▽

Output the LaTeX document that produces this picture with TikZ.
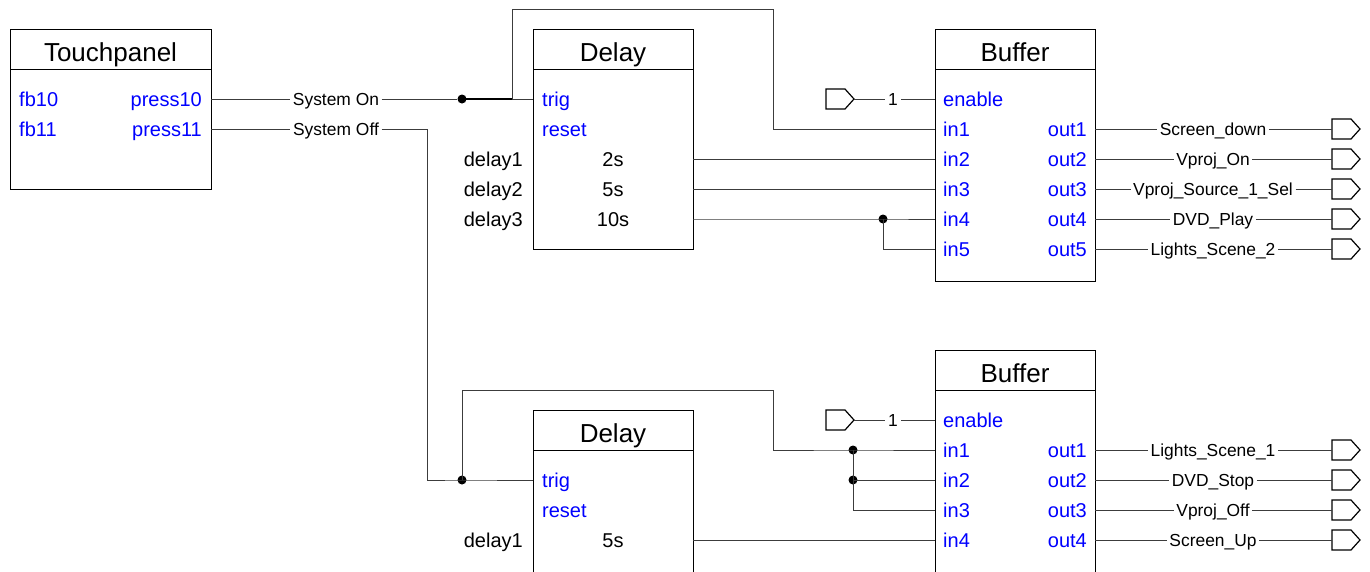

△
▽

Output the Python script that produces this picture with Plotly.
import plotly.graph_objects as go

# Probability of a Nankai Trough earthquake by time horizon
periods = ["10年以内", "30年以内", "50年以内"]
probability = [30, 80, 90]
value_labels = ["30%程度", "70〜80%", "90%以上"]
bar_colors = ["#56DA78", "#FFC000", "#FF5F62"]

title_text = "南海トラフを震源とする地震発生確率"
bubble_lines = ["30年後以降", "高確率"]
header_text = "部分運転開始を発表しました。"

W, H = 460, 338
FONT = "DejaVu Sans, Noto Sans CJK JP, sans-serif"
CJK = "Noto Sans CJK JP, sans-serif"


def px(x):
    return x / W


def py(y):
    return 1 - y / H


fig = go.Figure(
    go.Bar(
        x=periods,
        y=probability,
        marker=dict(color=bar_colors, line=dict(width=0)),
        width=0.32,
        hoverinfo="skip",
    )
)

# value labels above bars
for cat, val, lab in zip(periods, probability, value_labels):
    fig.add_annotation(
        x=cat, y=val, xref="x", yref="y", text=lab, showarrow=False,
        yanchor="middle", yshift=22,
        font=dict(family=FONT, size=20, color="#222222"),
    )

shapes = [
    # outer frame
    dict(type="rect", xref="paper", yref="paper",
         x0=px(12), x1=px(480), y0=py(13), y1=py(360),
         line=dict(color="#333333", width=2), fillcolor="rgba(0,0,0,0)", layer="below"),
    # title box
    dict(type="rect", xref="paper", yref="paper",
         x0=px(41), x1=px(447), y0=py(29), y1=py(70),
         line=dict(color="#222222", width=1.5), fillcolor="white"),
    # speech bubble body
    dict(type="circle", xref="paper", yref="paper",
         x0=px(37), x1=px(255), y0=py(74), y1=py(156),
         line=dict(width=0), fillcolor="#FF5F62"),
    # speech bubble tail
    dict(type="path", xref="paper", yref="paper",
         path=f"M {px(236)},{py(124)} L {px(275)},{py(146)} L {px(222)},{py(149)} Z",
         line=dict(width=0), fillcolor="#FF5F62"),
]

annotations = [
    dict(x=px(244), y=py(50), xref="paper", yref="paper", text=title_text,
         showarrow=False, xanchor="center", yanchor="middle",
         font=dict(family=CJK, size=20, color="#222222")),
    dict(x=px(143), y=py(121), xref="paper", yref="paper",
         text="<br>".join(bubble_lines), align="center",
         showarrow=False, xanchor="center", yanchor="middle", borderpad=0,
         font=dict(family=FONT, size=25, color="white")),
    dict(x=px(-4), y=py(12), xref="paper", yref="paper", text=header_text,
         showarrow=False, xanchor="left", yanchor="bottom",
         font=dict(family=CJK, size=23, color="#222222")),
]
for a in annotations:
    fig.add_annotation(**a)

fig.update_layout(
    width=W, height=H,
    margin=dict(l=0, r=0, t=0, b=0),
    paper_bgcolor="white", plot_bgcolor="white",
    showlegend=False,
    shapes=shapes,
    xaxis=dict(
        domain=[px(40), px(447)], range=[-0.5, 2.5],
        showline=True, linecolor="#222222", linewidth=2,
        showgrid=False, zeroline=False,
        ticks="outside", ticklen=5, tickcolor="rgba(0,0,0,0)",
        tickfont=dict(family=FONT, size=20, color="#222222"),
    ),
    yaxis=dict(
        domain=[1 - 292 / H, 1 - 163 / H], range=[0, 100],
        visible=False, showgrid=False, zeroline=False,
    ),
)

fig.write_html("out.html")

△

» REQUIREMENT
Filter the records above for lines containing the word "that", and copy those lines.

» PROBLEM SOLUTION
Output the LaTeX document that produces this picture with TikZ.
Output the Python script that produces this picture with Plotly.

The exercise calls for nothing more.